Mutants in auxin biosynthesis and signaling suppress triploid seed abortion. (A,B) Phenotypic classification of 3x seeds in wild-type background and in the wei8 tar1 tar2 auxin biosynthesis mutant (A) and their corresponding germination rate (B). (C,D) Same as for A and B, but for the auxin-signaling-mutant axr1. Seed classification was performed according to that in Supplemental Figure S4. Numbers at the top indicate the number of seeds assayed. Differences between wild-type and mutant seed germination in B and D are significant for χ² test for P < 0.0001 (*). (E,F) Representative image of germinating triploid seedlings in wild-type (E) and axr1 (F). (G–L) Relative gene expression in 6-DAP seeds, as determined by RT-qPCR, in 2x and 3x seeds in wild-type and axr1 mutant backgrounds, for PHE1 (G), AGL62 (H), AGL36 (I), ADM (J), PEG2 (K), and PEG9 (L). Results of a representative biological replicate are shown.
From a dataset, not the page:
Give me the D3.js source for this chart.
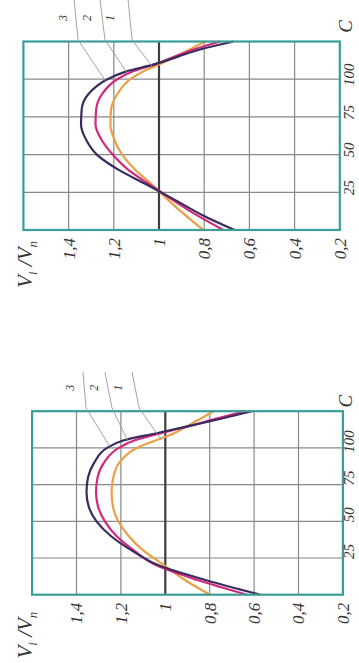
<!DOCTYPE html>
<html>
<head>
<meta charset="utf-8">
<script src="https://cdn.jsdelivr.net/npm/d3@7"></script>
<style>
html,body{margin:0;padding:0;background:#fff;}
svg{display:block;}
</style>
</head>
<body>
<svg id="chart" width="359" height="663"></svg>
<script>
// ---- data (C on the horizontal axis of the original figure, V_i/V_n on the vertical) ----
const cValues = [0,10,20,30,40,50,60,70,80,90,100,105,110,115,120,125];
const seriesNames = ["1","2","3"];
const top1 = [0.804,0.885,0.960,1.030,1.105,1.163,1.198,1.215,1.212,1.185,1.127,1.072,0.995,0.925,0.860,0.795];
const top2 = [0.715,0.835,0.940,1.040,1.137,1.205,1.255,1.281,1.278,1.253,1.185,1.120,1.015,0.930,0.840,0.730];
const top3 = [0.665,0.810,0.930,1.053,1.180,1.275,1.323,1.345,1.342,1.313,1.228,1.147,1.018,0.916,0.811,0.670];
const bot1 = [0.799,0.912,1.005,1.098,1.165,1.212,1.236,1.242,1.234,1.207,1.128,1.045,0.960,0.900,0.840,0.784];
const bot2 = [0.633,0.855,1.040,1.140,1.220,1.272,1.303,1.312,1.305,1.276,1.210,1.140,1.020,0.890,0.770,0.640];
const bot3 = [0.573,0.820,1.030,1.150,1.245,1.310,1.345,1.355,1.348,1.320,1.262,1.190,1.040,0.890,0.745,0.610];
const cTicks = [25,50,75,100];
const vTicks = [0.2,0.4,0.6,0.8,1.0,1.2,1.4];
const vTickLabels = ["0,2","0,4","0,6","0,8","1","1,2","1,4"];
const cDomain = [0,125];
const vDomain = [0.2,1.6];
// curve-number callouts (label point and leader polyline, in data units C / V)
const topCallouts = [
  {name:"3", label:[140.6,1.425], line:[[153,1.376],[126,1.358],[99,1.237]]},
  {name:"2", label:[140.6,1.319], line:[[153,1.261],[126,1.239],[104,1.140]]},
  {name:"1", label:[140.6,1.217], line:[[153,1.137],[126,1.119],[108.5,1.030]]}
];
const botCallouts = [
  {name:"3", label:[140.9,1.429], line:[[151.7,1.371],[127.2,1.357],[101,1.250]]},
  {name:"2", label:[140.9,1.321], line:[[151.7,1.272],[127.2,1.240],[103.5,1.165]]},
  {name:"1", label:[140.9,1.213], line:[[151.7,1.150],[127.2,1.118],[106,1.020]]}
];

// ---- styles ----
const colors = ["#eaa045","#d3297b","#3a2a60"];
const serif = "'Liberation Serif','Times New Roman','DejaVu Serif',serif";

const panels = [
  {series:[top1,top2,top3], callouts:topCallouts,
   tx:23.4, ty:230, W:188.5, H:316.4, cPad:3.5, cShift:4, cLabU:15, cLabV:6, titleEnd:-11, titleBase:9},
  {series:[bot1,bot2,bot3], callouts:botCallouts,
   tx:32.1, ty:594.7, W:183.5, H:310.8, cPad:0.5, cShift:6, cLabU:10, cLabV:3, titleEnd:-17, titleBase:0}
];

const svg = d3.select("#chart");

panels.forEach(p => {
  const g = svg.append("g").attr("transform", `translate(${p.tx},${p.ty}) rotate(-90)`);
  const x = d3.scaleLinear().domain(cDomain).range([0, p.W]);
  const y = d3.scaleLinear().domain(vDomain).range([p.H, 0]);

  // grid: C lines
  g.append("g").selectAll("line").data(cTicks).join("line")
    .attr("x1", d => x(d)).attr("x2", d => x(d))
    .attr("y1", 0).attr("y2", p.H)
    .attr("stroke", "#888").attr("stroke-width", 1.2);
  // grid: V lines
  g.append("g").selectAll("line").data(vTicks.filter(v => v > 0.2 && v !== 1.0)).join("line")
    .attr("x1", 0).attr("x2", p.W)
    .attr("y1", d => y(d)).attr("y2", d => y(d))
    .attr("stroke", "#888").attr("stroke-width", 1.2);
  // reference line V = 1
  g.append("line")
    .attr("x1", 0).attr("x2", p.W).attr("y1", y(1)).attr("y2", y(1))
    .attr("stroke", "#3c3c3c").attr("stroke-width", 2.2);

  // curves
  const line = d3.line()
    .x((d, i) => x(cValues[i]))
    .y(d => y(d))
    .curve(d3.curveMonotoneX);
  g.append("g").selectAll("path").data(p.series).join("path")
    .attr("d", d => line(d))
    .attr("fill", "none")
    .attr("stroke", (d, i) => colors[i])
    .attr("stroke-width", 2.2)
    .attr("stroke-linejoin", "round");

  // frame
  g.append("rect").attr("x", 0).attr("y", 0).attr("width", p.W).attr("height", p.H)
    .attr("fill", "none").attr("stroke", "#3a9d97").attr("stroke-width", 2.2);

  // V axis labels
  const yAxis = d3.axisLeft(y).tickValues(vTicks).tickSize(0).tickPadding(8)
    .tickFormat((d, i) => vTickLabels[i]);
  const ya = g.append("g").call(yAxis);
  ya.select(".domain").remove();
  ya.selectAll("text").attr("font-family", serif).attr("font-style", "italic")
    .attr("font-size", 17).attr("fill", "#333");

  // C axis labels
  const xAxis = d3.axisBottom(x).tickValues(cTicks).tickSize(0).tickPadding(p.cPad)
    .tickFormat(d => String(d));
  const xa = g.append("g").attr("transform", `translate(0,${p.H})`).call(xAxis);
  xa.select(".domain").remove();
  xa.selectAll("text").attr("x", p.cShift).attr("font-family", serif).attr("font-style", "italic")
    .attr("font-size", 15).attr("fill", "#333");

  // axis name C
  g.append("text").attr("x", p.W + p.cLabU).attr("y", p.H + p.cLabV)
    .attr("text-anchor", "middle").attr("dominant-baseline", "central")
    .attr("font-family", serif).attr("font-style", "italic").attr("font-size", 19)
    .attr("fill", "#333").text("C");

  // axis name V_i / V_n
  const t = g.append("text").attr("x", p.titleEnd).attr("y", p.titleBase)
    .attr("text-anchor", "end")
    .attr("font-family", serif).attr("font-style", "italic").attr("font-size", 21)
    .attr("fill", "#333");
  t.append("tspan").text("V");
  t.append("tspan").attr("dy", 5).attr("font-size", 13).text("i");
  t.append("tspan").attr("dy", -5).text(" /V");
  t.append("tspan").attr("dy", 5).attr("font-size", 13).text("n");

  // callouts
  const cg = g.append("g");
  cg.selectAll("polyline").data(p.callouts).join("polyline")
    .attr("points", d => d.line.map(pt => [x(pt[0]), y(pt[1])].join(",")).join(" "))
    .attr("fill", "none").attr("stroke", "#999").attr("stroke-width", 0.9);
  cg.selectAll("text").data(p.callouts).join("text")
    .attr("x", d => x(d.label[0])).attr("y", d => y(d.label[1]))
    .attr("text-anchor", "middle").attr("dominant-baseline", "central")
    .attr("font-family", serif).attr("font-style", "italic").attr("font-size", 12)
    .attr("fill", "#333").text(d => d.name);
});
</script>
</body>
</html>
Three technical replicates were performed; error bars, SD. Differences between 3x seeds and each respective 2x control are significant for Student's t-test for P < 0.05 (*) or P < 0.001(**).

Figure 5.

Endosperm cellularization is associated with down-regulation of auxin-related gene expression. (A) Expression of auxin-related genes in the micropylar and chalazal endosperm domains throughout different stages of seed development. Expression in each domain is normalized to the preglobular stage and expressed as a log₂-fold change relative to that stage. (B) Log₂-fold change of expression of auxin-related genes in 3x (osd1) versus 2x seeds and in 3x adm seeds (osd1 adm) versus 3x seeds (osd1).